Other enhancements include Pinpoint wind technology and Pinpoint greens technology to calculate the breaks, and the 4D replay system will be deployed at the 12th tee with 88 cameras to capture tee shots from all angles. NBC will also use eight RF HD cameras, and Featured Groups and Featured Hole will be captured with nine RF HD 1080p cameras, along with five effects mics and three talent mics. Panasonic HE130 robos will be on three tee boxes, and Sony P50 robotics will be used for Featured Hole coverage. A super-slo-mo and an X-mo will also be put to use.

“It’s lots of technology,” he adds, “but the key thing we need to pay attention to is the storytelling, which happens to be right in our wheelhouse.”

Roy and the NBC Sports production team will call NEP ND7 and ND1 home for the weekend; NEP Supershooter 9 and ST9 will house the alternate-feed productions.
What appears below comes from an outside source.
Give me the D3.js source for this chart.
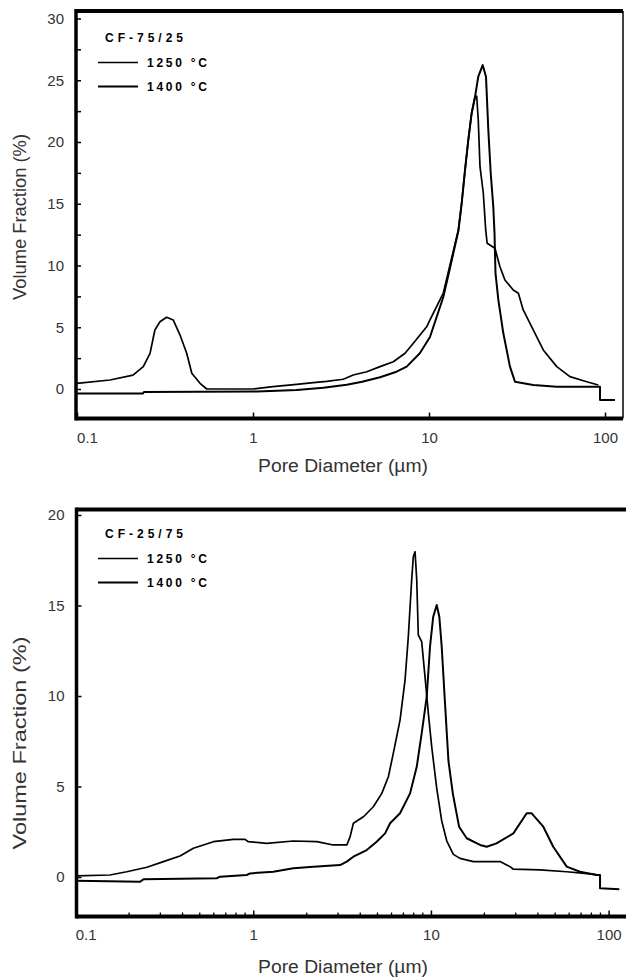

NEP Supershooter 8 and ST8 are on hand to support the USGA world-feed efforts, and NEP ESU will handle signal distribution for the USGA. Also onsite will be NEP Fiber 1 and Fiber 2, Cable Truck 1, XL1, and BSI’s Golf 4 trailer.

The technical efforts are not lost on the on-air talent. “Having landed here at NBC,” says NBC Sports Lead Golf Analyst Paul Azinger, “I’m amazed at what goes on behind the scenes. When Tommy Roy says he’s going to get all the players on TV and can do that, it’s a feat that probably only he can pull off. Honestly, it’s pretty chaotic for us on Thursday and Friday. The effort that goes into scouting a course like Brookline to create 100 hours [of golf content] on the air blows my mind. When you have all the internet feeds and what have you, it’s such a sophisticated and complicated thing. It’s a miracle to me it ever comes to pass. I don’t know how it happens, but it does.”

Covering all the golfers begins with the most basic of processes: having a list.

“We do check off the names,” says Roy. “That starts with Brandt Packer, who’s producing the mornings each day and is keeping track of it. We try to get as many of them in as possible. Some of them slip through the cracks when we’re trying to find them and get them on the air in some sort of meaningful way. Just showing a shot you can do, but I want it to be a good shot, some sort of meaningful shot so that the guy gets a little bit of love on the air.”

LIV Golf will no doubt be a storyline this weekend, but Roy and NBC Sports Lead Golf Play-by-Play Announcer Dan Hicks say it is all part of being journalistically sound.

“If a guy’s in contention, you cover him,” says Hicks. “You mention that he’s part of the LIV Tour. You cover that because that has been obviously a gigantic talking point, and then you see where the championship takes you from there.”

But Roy is clear on where the focus will be: the U.S. Open.

“Bottom line is, no matter what player we end up showing, if they’re coming off a significant finish in an event the week before, we’re going to mention it,” he says. “That’s being journalistically sound, and we’re not going to shy away from something like that. But, in terms of getting into fracturing the game of golf and all that, we’re not doing that. This is U.S. Open Week now.”